Recorded data:
>>>>

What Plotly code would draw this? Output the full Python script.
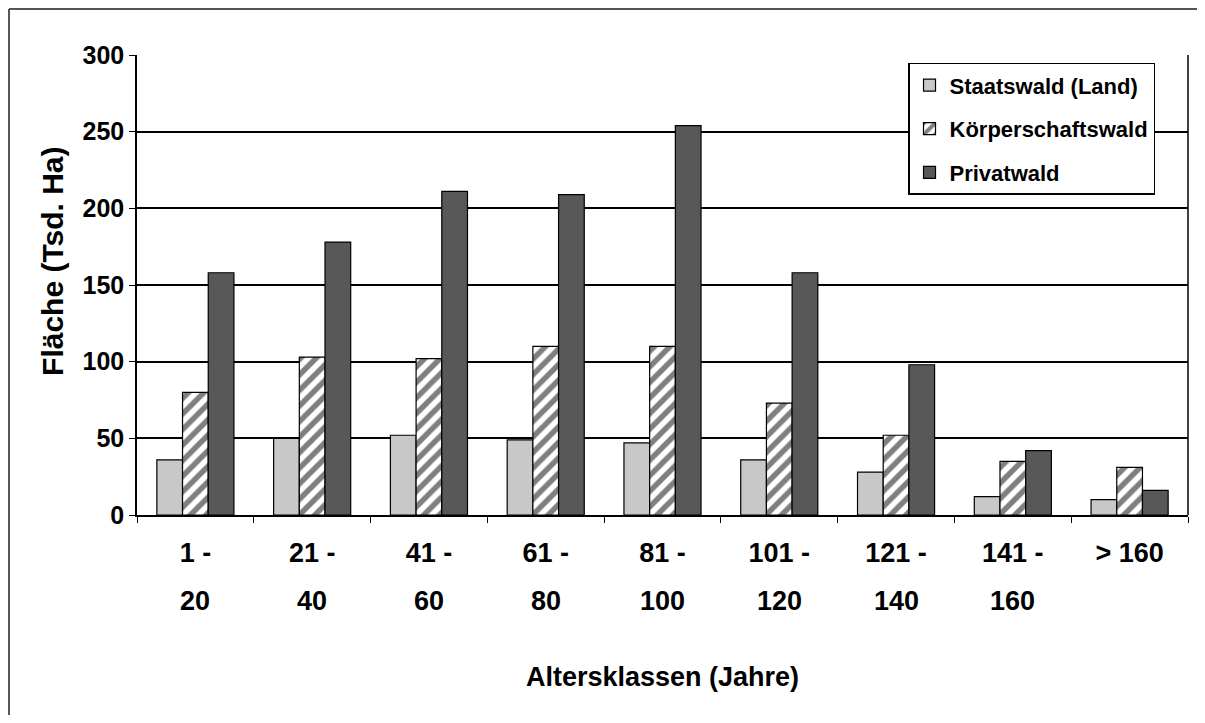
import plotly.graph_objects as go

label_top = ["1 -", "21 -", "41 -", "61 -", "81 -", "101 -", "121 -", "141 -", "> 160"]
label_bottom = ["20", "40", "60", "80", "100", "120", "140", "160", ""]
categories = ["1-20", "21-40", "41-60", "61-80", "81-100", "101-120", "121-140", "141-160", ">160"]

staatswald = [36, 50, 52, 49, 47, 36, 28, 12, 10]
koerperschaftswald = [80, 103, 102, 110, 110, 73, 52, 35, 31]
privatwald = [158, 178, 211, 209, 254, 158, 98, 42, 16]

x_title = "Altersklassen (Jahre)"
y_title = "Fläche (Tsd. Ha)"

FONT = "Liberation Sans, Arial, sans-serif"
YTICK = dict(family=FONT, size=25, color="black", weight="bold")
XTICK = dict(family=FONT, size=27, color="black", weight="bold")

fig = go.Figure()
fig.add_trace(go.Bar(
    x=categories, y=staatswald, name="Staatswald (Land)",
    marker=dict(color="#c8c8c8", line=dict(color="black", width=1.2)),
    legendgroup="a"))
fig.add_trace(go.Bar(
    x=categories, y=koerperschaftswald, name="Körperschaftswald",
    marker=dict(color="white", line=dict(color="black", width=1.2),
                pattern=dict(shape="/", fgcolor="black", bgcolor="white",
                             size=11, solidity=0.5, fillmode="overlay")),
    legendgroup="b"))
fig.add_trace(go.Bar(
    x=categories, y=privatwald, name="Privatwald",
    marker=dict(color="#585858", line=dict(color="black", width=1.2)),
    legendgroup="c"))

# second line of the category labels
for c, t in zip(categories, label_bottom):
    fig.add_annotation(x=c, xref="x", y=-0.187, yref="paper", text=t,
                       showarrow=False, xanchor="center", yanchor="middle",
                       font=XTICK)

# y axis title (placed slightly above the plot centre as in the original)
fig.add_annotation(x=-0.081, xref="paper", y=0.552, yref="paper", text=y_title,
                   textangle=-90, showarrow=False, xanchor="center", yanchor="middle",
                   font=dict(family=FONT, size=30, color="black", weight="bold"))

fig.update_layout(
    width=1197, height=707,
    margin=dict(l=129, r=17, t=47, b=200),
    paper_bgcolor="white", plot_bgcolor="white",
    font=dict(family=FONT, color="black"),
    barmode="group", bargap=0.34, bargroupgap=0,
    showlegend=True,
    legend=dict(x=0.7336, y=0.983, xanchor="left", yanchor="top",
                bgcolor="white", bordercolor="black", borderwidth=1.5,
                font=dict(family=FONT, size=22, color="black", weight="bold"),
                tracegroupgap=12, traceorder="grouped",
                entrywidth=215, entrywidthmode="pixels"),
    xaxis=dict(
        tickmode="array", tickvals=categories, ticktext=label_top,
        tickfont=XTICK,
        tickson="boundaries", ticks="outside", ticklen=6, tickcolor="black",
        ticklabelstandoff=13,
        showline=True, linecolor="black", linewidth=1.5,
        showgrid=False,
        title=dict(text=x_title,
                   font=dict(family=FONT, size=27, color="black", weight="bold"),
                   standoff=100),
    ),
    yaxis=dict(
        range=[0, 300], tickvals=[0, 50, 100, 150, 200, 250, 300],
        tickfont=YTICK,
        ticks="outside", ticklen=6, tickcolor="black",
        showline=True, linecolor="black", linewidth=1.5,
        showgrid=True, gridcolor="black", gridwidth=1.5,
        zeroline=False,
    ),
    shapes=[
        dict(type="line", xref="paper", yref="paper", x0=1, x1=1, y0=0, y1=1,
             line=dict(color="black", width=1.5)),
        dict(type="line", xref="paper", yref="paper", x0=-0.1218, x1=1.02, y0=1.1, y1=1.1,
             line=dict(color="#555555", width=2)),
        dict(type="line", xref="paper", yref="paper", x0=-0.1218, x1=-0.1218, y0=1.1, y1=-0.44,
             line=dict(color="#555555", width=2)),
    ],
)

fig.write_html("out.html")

<<<<

Given task:
Repeat, with no pictures, each line from the beginning of the data through the line containing "import plotly.graph_objects as go", inclusive.

Expected output:
What Plotly code would draw this? Output the full Python script.
import plotly.graph_objects as go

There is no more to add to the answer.